• [WORK INSTRUCTIONS] Copy the listing below in full and skip every picture.

• [DATASET CONTENT]
- - - - -

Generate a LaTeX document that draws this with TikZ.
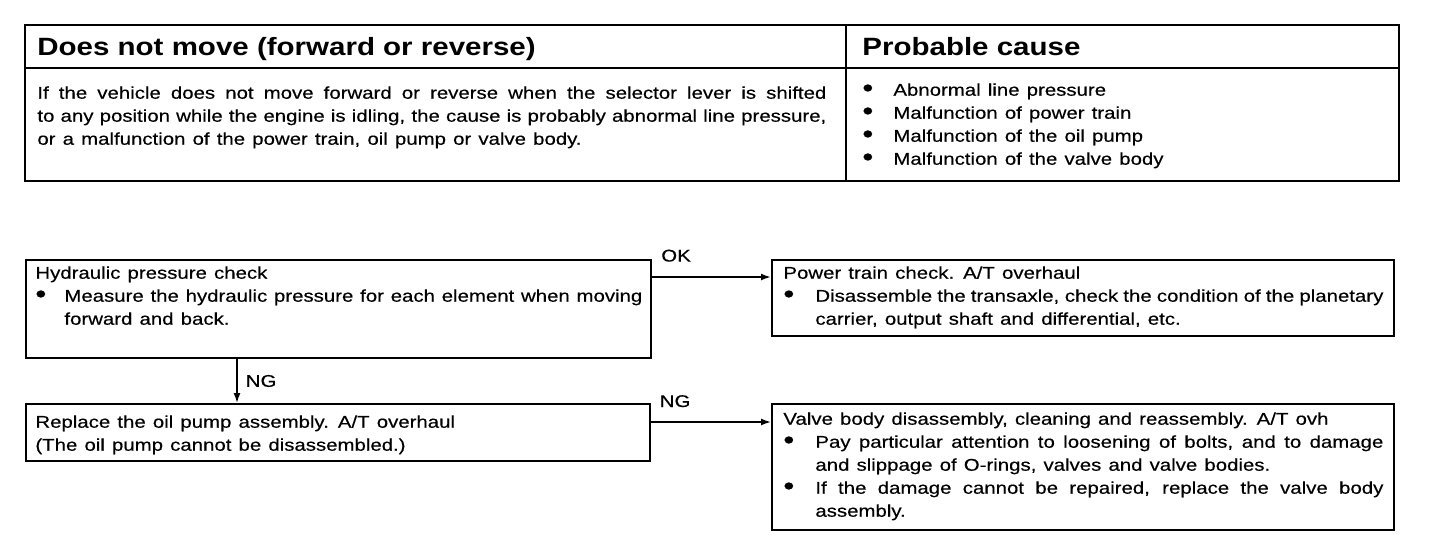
\documentclass[tikz,border=0pt]{standalone}
\usepackage{fontspec}
\setmainfont{Liberation Sans}[FakeStretch=1.2,FakeBold=0.4]
\newfontfamily\headfont{Liberation Sans}[FakeStretch=1.18]
\usetikzlibrary{arrows.meta}
\setlength\parindent{0pt}
% bullet and hanging item for the boxed lists
\newcommand{\dotmark}{\raisebox{-0.1ex}{\fontsize{13}{13}\selectfont\textbullet}}
\newcommand{\bul}[1][16pt]{\hangindent=#1\hangafter=1\makebox[#1][l]{\dotmark}}
\newcommand{\itm}[1][16pt]{\par\bul[#1]}
\newcommand{\wide}{\spaceskip=0.42em plus 0.3em minus 0.3em\relax}

\begin{document}
\begin{tikzpicture}[x=0.5pt,y=-0.5pt,
  every node/.style={inner sep=0pt},
  frame/.style={draw, line width=1.4pt},
  box/.style={draw, line width=1pt, anchor=north west},
  body/.style={anchor=north west, align=justify, font=\fontsize{8.5}{11.5}\selectfont\wide},
  head/.style={anchor=base west, font=\headfont\fontsize{12.5}{15}\selectfont\bfseries},
  flow/.style={-{Latex[length=5pt,width=3.5pt]}},
  lbl/.style={font=\fontsize{8.5}{10}\selectfont}]
\useasboundingbox (0,0) rectangle (1440,546);

% symptom table
\draw[frame] (25,25) rectangle (1399,181);
\draw[frame] (25,68) -- (1399,68);
\draw[frame] (846,25) -- (846,181);
\node[head] (title) at (37,55) {Does not move (forward or reverse)};
\node[head] (causehead) at (862,55) {Probable cause};
\node[body, text width=394.5pt] (desc) at (37,86) {If the vehicle does not move forward or reverse when the selector lever is shifted\linebreak to any position while the engine is idling, the cause is probably abnormal line pressure,\linebreak or a malfunction of the power train, oil pump or valve body.\par};
\node[body, text width=250pt] (causes) at (862,83) {\bul[15.5pt]Abnormal line pressure\itm[15.5pt]Malfunction of power train\itm[15.5pt]Malfunction of the oil pump\itm[15.5pt]Malfunction of the valve body\par};

% flow chart boxes
\node[box, minimum width=312.5pt, minimum height=49pt] (hyd) at (25,259) {};
\node[box, minimum width=311pt, minimum height=38pt] (train) at (771,259) {};
\node[box, minimum width=312pt, minimum height=28.5pt] (pump) at (25,403) {};
\node[box, minimum width=311pt, minimum height=63pt] (valve) at (771,403) {};

\node[body, text width=303.5pt] (hydtxt) at (35,266) {Hydraulic pressure check\itm[14.5pt]Measure the hydraulic pressure for each element when moving\linebreak forward and back.\par};
\node[body, text width=300pt] (traintxt) at (783,266) {Power train check. A/T overhaul\itm Disassemble the transaxle, check the condition of the planetary\linebreak carrier, output shaft and differential, etc.\par};
\node[body, text width=300pt] (pumptxt) at (35,415) {Replace the oil pump assembly. A/T overhaul\par(The oil pump cannot be disassembled.)\par};
\node[body, text width=300pt] (valvetxt) at (783,412) {Valve body disassembly, cleaning and reassembly. A/T ovh\itm Pay particular attention to loosening of bolts, and to damage\linebreak and slippage of O-rings, valves and valve bodies.\itm If the damage cannot be repaired, replace the valve body\linebreak assembly.\par};

% connectors
\draw[flow, line width=1.3pt] ([yshift=-9pt]hyd.north east) -- node[lbl, pos=0, anchor=south west, xshift=4pt, yshift=7pt] (ok) {OK} ([yshift=-9pt]train.north west);
\draw[flow, line width=0.8pt] ([xshift=106pt]hyd.south west) -- node[lbl, right, xshift=4pt] (ngdown) {NG} ([xshift=106pt]pump.north west);
\draw[flow, line width=0.8pt] ([yshift=-9.5pt]pump.north east) -- node[lbl, pos=0, anchor=south west, xshift=4pt, yshift=7pt] (ngright) {NG} ([yshift=-9.5pt]valve.north west);
\end{tikzpicture}
\end{document}
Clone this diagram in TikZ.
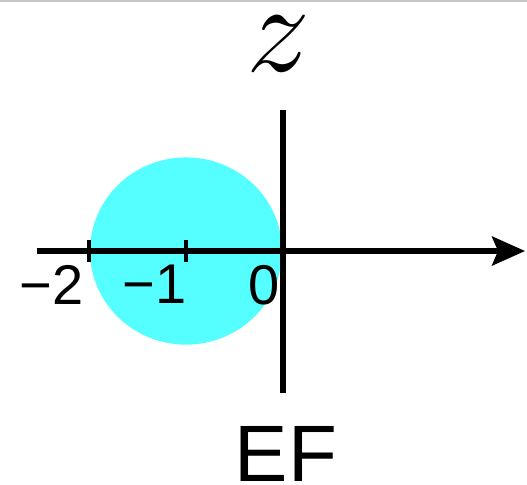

- - - - -

• [RESULT OF THIS TASK]
Generate a LaTeX document that draws this with TikZ.
\documentclass[tikz,border=0pt]{standalone}
\usepackage{fontspec}
\setmainfont{Liberation Sans}[FakeStretch=1.2,FakeBold=0.4]
\newfontfamily\headfont{Liberation Sans}[FakeStretch=1.18]
\usetikzlibrary{arrows.meta}
\setlength\parindent{0pt}
% bullet and hanging item for the boxed lists
\newcommand{\dotmark}{\raisebox{-0.1ex}{\fontsize{13}{13}\selectfont\textbullet}}
\newcommand{\bul}[1][16pt]{\hangindent=#1\hangafter=1\makebox[#1][l]{\dotmark}}
\newcommand{\itm}[1][16pt]{\par\bul[#1]}
\newcommand{\wide}{\spaceskip=0.42em plus 0.3em minus 0.3em\relax}

\begin{document}
\begin{tikzpicture}[x=0.5pt,y=-0.5pt,
  every node/.style={inner sep=0pt},
  frame/.style={draw, line width=1.4pt},
  box/.style={draw, line width=1pt, anchor=north west},
  body/.style={anchor=north west, align=justify, font=\fontsize{8.5}{11.5}\selectfont\wide},
  head/.style={anchor=base west, font=\headfont\fontsize{12.5}{15}\selectfont\bfseries},
  flow/.style={-{Latex[length=5pt,width=3.5pt]}},
  lbl/.style={font=\fontsize{8.5}{10}\selectfont}]
\useasboundingbox (0,0) rectangle (1440,546);

% symptom table
\draw[frame] (25,25) rectangle (1399,181);
\draw[frame] (25,68) -- (1399,68);
\draw[frame] (846,25) -- (846,181);
\node[head] (title) at (37,55) {Does not move (forward or reverse)};
\node[head] (causehead) at (862,55) {Probable cause};
\node[body, text width=394.5pt] (desc) at (37,86) {If the vehicle does not move forward or reverse when the selector lever is shifted\linebreak to any position while the engine is idling, the cause is probably abnormal line pressure,\linebreak or a malfunction of the power train, oil pump or valve body.\par};
\node[body, text width=250pt] (causes) at (862,83) {\bul[15.5pt]Abnormal line pressure\itm[15.5pt]Malfunction of power train\itm[15.5pt]Malfunction of the oil pump\itm[15.5pt]Malfunction of the valve body\par};

% flow chart boxes
\node[box, minimum width=312.5pt, minimum height=49pt] (hyd) at (25,259) {};
\node[box, minimum width=311pt, minimum height=38pt] (train) at (771,259) {};
\node[box, minimum width=312pt, minimum height=28.5pt] (pump) at (25,403) {};
\node[box, minimum width=311pt, minimum height=63pt] (valve) at (771,403) {};

\node[body, text width=303.5pt] (hydtxt) at (35,266) {Hydraulic pressure check\itm[14.5pt]Measure the hydraulic pressure for each element when moving\linebreak forward and back.\par};
\node[body, text width=300pt] (traintxt) at (783,266) {Power train check. A/T overhaul\itm Disassemble the transaxle, check the condition of the planetary\linebreak carrier, output shaft and differential, etc.\par};
\node[body, text width=300pt] (pumptxt) at (35,415) {Replace the oil pump assembly. A/T overhaul\par(The oil pump cannot be disassembled.)\par};
\node[body, text width=300pt] (valvetxt) at (783,412) {Valve body disassembly, cleaning and reassembly. A/T ovh\itm Pay particular attention to loosening of bolts, and to damage\linebreak and slippage of O-rings, valves and valve bodies.\itm If the damage cannot be repaired, replace the valve body\linebreak assembly.\par};

% connectors
\draw[flow, line width=1.3pt] ([yshift=-9pt]hyd.north east) -- node[lbl, pos=0, anchor=south west, xshift=4pt, yshift=7pt] (ok) {OK} ([yshift=-9pt]train.north west);
\draw[flow, line width=0.8pt] ([xshift=106pt]hyd.south west) -- node[lbl, right, xshift=4pt] (ngdown) {NG} ([xshift=106pt]pump.north west);
\draw[flow, line width=0.8pt] ([yshift=-9.5pt]pump.north east) -- node[lbl, pos=0, anchor=south west, xshift=4pt, yshift=7pt] (ngright) {NG} ([yshift=-9.5pt]valve.north west);
\end{tikzpicture}
\end{document}
Clone this diagram in TikZ.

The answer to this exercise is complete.